** Begin Task inputs **

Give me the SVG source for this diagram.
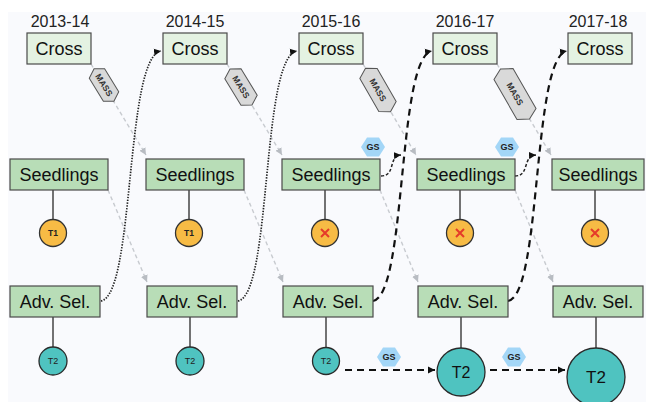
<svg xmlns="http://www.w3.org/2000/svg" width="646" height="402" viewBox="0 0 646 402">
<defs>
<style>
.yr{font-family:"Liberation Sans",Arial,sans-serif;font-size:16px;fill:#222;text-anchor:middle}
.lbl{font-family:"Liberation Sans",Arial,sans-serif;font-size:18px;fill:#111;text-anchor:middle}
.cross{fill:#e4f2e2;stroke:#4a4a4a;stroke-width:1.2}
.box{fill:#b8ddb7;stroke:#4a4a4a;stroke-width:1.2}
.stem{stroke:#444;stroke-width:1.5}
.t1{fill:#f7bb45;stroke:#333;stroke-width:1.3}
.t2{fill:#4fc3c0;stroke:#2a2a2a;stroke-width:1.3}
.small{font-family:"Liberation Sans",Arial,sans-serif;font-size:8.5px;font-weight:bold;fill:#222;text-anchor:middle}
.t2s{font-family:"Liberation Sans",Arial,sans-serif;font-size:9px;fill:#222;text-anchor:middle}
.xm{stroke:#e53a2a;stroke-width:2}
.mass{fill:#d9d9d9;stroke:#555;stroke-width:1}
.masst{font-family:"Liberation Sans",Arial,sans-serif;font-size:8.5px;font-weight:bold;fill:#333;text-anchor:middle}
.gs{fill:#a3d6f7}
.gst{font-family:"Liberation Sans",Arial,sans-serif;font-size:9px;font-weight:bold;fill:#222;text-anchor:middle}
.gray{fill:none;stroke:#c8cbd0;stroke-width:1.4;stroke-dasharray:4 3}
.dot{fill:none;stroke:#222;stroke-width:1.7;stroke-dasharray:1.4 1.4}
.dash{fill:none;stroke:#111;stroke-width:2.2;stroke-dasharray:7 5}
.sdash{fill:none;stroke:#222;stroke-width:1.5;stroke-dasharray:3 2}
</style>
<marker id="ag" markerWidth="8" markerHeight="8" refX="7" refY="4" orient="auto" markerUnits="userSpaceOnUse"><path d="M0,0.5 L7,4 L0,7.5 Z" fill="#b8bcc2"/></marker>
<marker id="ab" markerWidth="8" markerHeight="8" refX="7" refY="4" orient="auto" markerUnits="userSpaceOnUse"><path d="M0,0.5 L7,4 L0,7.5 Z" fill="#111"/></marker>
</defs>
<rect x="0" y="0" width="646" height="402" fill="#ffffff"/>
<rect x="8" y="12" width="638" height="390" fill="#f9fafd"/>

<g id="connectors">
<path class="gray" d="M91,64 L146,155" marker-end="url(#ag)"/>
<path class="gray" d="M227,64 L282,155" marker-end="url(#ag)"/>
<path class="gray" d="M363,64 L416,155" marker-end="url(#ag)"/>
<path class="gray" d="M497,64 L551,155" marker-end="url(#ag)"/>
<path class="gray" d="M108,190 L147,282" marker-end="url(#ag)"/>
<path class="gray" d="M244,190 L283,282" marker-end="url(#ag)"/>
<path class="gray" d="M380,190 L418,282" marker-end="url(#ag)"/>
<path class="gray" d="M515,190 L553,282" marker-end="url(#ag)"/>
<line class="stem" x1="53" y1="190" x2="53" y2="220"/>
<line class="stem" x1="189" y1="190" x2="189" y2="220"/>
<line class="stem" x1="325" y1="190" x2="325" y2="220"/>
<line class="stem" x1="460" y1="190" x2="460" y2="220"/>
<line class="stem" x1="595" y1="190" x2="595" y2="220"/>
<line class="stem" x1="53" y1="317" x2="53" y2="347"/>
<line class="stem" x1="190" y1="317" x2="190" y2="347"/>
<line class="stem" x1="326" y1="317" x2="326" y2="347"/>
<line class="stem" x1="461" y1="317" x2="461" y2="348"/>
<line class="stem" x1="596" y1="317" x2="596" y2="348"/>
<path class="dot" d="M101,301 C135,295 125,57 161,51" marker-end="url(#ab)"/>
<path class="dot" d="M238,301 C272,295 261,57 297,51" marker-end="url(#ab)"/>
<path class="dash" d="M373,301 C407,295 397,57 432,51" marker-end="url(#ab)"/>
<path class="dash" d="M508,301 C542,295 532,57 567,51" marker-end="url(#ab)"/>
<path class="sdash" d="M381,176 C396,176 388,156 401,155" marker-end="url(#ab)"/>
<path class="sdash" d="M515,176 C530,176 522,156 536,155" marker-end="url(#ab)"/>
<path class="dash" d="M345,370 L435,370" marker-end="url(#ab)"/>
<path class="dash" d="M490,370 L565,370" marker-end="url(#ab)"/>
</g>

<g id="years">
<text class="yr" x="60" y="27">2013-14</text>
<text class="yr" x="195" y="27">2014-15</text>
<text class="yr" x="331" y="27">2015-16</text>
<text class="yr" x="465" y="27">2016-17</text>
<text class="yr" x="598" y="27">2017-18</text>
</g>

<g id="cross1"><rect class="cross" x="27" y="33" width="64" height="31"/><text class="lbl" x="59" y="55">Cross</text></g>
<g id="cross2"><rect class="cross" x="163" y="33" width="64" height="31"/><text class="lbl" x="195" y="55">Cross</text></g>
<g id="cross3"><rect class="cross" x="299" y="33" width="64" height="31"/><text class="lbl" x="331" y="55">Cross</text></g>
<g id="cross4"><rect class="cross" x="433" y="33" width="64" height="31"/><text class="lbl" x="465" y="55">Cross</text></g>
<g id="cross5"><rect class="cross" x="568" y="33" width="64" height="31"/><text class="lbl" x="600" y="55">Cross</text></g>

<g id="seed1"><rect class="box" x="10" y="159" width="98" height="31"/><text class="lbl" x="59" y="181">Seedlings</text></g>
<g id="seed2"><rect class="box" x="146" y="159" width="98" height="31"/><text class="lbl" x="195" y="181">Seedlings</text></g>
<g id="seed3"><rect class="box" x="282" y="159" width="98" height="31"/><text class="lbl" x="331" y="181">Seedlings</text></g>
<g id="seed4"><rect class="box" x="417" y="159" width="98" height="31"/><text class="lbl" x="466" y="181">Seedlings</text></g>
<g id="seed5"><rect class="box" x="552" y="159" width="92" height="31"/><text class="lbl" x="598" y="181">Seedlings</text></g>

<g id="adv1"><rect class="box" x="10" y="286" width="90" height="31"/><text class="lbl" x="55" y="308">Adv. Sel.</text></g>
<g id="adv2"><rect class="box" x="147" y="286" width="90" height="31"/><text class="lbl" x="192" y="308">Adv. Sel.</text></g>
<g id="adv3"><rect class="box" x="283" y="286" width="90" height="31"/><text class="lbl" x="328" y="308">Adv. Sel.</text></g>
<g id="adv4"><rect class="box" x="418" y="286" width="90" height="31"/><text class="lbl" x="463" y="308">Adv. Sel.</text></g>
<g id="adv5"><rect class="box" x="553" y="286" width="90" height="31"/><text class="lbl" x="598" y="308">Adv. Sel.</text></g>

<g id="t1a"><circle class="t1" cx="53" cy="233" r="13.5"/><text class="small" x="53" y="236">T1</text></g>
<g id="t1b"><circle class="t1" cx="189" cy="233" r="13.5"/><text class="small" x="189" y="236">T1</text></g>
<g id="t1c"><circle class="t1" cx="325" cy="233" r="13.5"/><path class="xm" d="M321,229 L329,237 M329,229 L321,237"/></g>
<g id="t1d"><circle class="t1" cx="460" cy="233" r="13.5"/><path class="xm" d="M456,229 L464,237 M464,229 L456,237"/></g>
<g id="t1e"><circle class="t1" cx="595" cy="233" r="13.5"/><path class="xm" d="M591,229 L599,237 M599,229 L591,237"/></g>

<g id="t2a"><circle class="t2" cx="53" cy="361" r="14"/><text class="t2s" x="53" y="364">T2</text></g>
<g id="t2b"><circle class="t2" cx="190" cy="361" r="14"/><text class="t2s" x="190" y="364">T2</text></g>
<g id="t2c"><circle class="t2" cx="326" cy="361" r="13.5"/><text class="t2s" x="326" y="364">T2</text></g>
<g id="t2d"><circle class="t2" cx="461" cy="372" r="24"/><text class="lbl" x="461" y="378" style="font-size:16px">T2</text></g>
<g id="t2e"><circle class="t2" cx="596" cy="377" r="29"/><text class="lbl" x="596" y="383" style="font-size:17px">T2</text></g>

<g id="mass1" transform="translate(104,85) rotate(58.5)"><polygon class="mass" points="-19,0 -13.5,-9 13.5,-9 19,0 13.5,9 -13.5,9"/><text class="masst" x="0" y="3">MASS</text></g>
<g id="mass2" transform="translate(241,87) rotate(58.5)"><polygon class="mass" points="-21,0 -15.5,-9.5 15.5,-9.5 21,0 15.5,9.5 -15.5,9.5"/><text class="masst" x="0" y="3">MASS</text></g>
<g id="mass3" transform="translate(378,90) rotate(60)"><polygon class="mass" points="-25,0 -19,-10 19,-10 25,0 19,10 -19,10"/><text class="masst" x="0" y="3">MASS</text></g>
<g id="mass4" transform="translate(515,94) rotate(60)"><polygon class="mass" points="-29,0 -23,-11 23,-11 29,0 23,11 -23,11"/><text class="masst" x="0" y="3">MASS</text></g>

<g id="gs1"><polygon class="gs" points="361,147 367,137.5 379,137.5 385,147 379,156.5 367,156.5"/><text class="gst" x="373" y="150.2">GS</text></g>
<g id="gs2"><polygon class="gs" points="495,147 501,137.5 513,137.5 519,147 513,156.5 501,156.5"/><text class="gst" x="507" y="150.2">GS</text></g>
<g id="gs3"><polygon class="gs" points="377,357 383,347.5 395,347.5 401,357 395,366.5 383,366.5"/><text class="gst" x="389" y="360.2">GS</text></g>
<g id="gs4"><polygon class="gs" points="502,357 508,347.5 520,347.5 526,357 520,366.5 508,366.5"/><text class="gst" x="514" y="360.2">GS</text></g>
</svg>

** End Task inputs **
** Begin Task inputs **

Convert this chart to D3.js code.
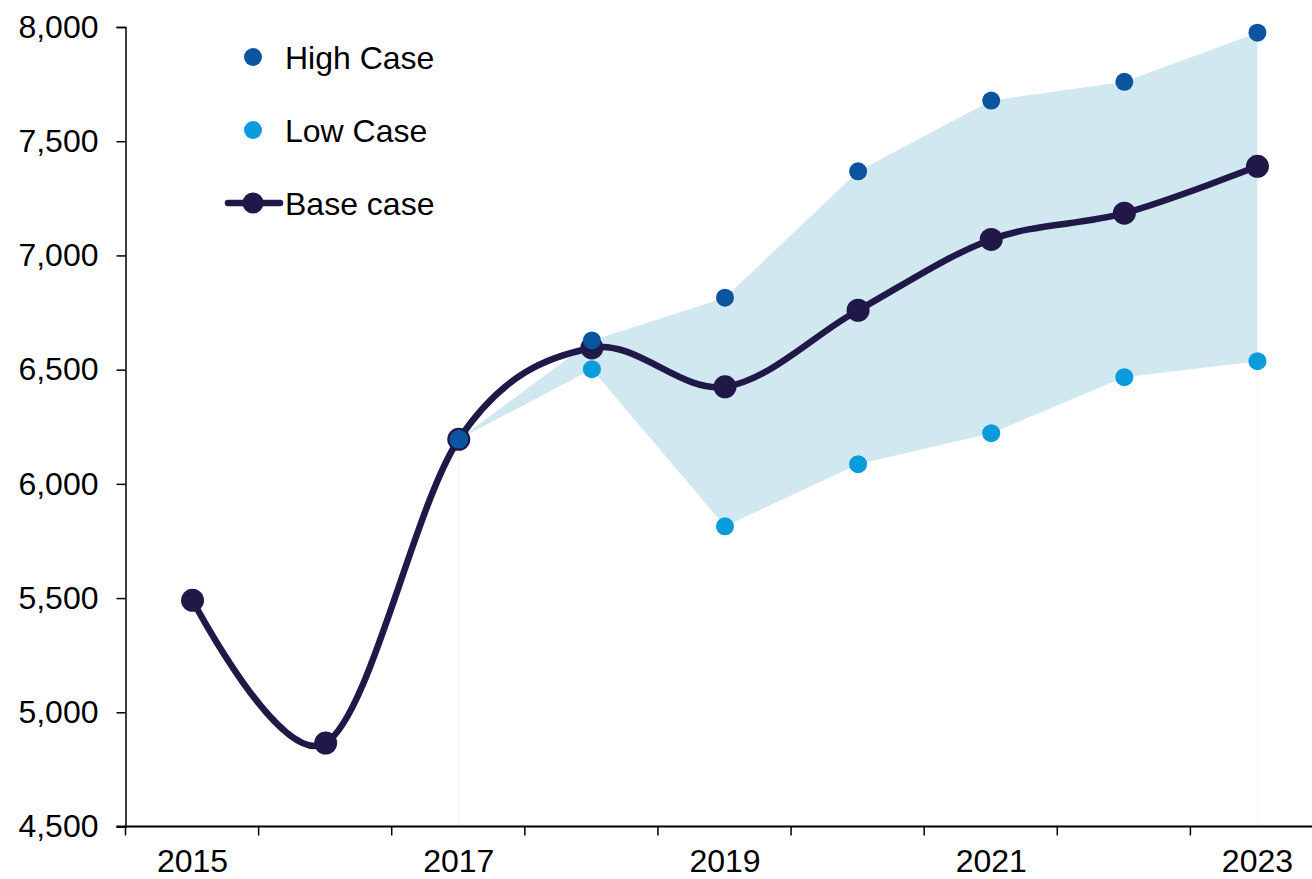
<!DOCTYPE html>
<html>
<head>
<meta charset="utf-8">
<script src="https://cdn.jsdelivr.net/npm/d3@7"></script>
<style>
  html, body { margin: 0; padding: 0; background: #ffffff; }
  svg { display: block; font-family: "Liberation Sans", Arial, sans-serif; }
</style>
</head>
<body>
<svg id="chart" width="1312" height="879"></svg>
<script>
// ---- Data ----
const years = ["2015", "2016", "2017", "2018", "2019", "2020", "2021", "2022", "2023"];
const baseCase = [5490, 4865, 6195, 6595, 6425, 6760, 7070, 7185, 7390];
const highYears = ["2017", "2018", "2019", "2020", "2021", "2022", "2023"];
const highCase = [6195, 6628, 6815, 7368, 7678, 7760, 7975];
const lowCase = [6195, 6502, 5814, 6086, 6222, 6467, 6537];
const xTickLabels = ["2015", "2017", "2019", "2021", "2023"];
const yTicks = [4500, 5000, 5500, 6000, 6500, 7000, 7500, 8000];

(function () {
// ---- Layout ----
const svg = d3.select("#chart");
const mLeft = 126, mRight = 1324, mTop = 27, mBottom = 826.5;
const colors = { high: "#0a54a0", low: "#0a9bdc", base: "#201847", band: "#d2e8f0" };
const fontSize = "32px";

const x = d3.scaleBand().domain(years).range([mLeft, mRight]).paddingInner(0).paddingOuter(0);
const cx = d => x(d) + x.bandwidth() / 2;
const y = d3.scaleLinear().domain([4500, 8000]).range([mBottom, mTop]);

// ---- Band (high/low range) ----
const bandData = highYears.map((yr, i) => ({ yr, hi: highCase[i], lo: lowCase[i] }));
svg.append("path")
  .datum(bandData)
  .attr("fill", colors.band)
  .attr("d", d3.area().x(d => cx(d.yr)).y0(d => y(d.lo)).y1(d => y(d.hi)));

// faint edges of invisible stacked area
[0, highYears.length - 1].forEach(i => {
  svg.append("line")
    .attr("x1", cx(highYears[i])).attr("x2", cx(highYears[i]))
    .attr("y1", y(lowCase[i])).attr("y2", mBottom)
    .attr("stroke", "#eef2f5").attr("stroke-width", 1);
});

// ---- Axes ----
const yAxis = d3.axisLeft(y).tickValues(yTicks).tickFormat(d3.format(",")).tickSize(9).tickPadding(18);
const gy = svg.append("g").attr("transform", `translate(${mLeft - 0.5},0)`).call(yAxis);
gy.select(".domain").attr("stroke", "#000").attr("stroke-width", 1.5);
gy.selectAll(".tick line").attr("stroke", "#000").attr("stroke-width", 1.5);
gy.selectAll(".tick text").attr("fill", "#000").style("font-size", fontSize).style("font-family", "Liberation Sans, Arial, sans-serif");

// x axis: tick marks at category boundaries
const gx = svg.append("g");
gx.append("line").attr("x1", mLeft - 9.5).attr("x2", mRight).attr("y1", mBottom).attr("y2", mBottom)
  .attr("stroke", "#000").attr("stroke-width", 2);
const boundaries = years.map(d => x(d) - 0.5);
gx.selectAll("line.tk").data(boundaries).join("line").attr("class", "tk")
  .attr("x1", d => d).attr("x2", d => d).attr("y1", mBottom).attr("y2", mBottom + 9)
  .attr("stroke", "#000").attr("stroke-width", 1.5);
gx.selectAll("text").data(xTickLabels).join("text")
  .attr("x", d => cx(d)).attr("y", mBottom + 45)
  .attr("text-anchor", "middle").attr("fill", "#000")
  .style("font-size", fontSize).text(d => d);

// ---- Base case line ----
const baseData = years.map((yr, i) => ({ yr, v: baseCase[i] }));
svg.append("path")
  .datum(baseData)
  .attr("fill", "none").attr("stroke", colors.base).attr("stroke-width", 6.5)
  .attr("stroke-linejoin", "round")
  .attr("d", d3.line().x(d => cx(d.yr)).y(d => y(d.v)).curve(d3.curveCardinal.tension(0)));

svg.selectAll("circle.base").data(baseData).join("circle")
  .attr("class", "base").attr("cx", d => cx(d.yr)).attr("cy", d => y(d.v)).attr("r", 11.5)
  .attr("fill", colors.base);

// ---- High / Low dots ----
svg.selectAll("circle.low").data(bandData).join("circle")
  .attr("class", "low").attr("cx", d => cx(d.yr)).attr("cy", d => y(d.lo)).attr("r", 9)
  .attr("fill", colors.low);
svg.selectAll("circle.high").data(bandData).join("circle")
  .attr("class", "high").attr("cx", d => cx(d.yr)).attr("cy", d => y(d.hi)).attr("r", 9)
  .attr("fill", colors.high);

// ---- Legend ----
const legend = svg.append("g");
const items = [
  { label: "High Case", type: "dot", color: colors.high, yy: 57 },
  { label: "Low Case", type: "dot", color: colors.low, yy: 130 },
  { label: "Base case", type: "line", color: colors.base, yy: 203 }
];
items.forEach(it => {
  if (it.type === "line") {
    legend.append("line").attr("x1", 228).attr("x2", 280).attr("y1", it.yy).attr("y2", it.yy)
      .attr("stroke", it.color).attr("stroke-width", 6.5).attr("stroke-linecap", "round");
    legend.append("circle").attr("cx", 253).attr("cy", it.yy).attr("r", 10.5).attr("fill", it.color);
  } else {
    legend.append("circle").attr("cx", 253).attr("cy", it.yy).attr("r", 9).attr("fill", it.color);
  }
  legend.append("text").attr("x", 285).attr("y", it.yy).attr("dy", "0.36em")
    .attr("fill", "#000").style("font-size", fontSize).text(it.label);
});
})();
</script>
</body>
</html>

** End Task inputs **
** Begin Task inputs **

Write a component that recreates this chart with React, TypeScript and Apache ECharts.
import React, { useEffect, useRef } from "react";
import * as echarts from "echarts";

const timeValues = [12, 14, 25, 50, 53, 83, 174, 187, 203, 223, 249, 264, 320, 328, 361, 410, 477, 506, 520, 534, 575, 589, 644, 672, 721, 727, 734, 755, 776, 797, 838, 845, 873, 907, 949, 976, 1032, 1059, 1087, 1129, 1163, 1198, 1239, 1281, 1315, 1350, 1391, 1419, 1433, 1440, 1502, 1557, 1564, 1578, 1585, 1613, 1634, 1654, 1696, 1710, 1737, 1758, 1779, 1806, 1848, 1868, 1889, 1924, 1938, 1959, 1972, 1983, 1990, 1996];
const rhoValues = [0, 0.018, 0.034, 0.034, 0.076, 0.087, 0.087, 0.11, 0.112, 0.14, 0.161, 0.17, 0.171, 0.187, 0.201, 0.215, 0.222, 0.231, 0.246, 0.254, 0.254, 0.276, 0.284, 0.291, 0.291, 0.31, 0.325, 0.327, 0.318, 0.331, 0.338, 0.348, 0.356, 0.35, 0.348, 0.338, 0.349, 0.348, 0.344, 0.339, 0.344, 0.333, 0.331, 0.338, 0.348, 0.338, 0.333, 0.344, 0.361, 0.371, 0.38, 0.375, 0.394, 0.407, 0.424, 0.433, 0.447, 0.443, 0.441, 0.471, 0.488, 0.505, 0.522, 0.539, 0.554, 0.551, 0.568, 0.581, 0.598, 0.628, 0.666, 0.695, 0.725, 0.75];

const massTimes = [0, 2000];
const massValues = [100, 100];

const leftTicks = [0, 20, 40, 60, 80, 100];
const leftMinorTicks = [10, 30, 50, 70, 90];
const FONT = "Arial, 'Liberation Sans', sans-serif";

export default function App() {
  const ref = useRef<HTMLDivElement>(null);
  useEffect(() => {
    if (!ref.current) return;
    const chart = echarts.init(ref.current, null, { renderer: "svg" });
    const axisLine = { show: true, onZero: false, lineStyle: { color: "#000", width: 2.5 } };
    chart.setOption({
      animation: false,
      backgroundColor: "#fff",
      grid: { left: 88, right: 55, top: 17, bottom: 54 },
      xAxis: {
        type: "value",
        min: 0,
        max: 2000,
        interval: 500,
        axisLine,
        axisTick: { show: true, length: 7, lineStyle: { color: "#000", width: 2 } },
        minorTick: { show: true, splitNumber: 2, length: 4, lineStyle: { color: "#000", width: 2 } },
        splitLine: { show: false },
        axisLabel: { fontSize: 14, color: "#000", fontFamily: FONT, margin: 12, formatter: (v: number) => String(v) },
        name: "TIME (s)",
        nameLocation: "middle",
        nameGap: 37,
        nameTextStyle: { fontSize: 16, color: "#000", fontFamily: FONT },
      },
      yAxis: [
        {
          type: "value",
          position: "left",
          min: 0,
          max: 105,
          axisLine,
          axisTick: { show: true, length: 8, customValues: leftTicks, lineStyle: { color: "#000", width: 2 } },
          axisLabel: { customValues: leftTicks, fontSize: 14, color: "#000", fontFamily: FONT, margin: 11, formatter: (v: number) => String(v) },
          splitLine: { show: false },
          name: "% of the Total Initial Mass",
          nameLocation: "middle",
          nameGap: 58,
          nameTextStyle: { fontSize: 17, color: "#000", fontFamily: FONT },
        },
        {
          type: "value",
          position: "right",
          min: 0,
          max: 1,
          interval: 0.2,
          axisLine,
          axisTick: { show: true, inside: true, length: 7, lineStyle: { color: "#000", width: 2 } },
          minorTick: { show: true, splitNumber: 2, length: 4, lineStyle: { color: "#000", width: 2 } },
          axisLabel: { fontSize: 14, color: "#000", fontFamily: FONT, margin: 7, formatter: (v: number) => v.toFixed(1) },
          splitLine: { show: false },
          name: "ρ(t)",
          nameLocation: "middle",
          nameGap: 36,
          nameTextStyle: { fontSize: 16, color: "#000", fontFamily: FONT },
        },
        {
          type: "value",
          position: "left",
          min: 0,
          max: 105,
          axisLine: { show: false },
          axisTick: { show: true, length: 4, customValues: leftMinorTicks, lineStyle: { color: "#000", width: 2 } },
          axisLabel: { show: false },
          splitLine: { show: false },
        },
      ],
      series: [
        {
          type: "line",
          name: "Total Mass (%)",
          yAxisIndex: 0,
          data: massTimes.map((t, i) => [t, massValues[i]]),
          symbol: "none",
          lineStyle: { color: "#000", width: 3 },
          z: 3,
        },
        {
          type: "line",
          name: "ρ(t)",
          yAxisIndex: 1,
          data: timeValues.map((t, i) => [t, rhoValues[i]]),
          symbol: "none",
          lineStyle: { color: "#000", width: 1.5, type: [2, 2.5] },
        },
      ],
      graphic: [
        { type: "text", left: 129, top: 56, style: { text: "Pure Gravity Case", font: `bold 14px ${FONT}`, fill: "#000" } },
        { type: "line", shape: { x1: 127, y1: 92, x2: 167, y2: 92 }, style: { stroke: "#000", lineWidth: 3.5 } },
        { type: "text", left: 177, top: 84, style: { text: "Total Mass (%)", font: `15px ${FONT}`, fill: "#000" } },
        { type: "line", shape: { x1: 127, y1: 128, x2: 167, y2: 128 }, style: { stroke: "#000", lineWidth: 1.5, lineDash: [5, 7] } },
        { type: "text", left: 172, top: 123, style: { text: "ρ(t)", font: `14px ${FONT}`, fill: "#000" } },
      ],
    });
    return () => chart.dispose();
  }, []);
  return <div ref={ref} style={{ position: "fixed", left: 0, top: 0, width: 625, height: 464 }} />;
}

** End Task inputs **

### Instructions to follow
Write down exactly the span of lines above from the one containing "Write a component" to the one containing "import * as", both ends included.

### Task response
Write a component that recreates this chart with React, TypeScript and Apache ECharts.
import React, { useEffect, useRef } from "react";
import * as echarts from "echarts";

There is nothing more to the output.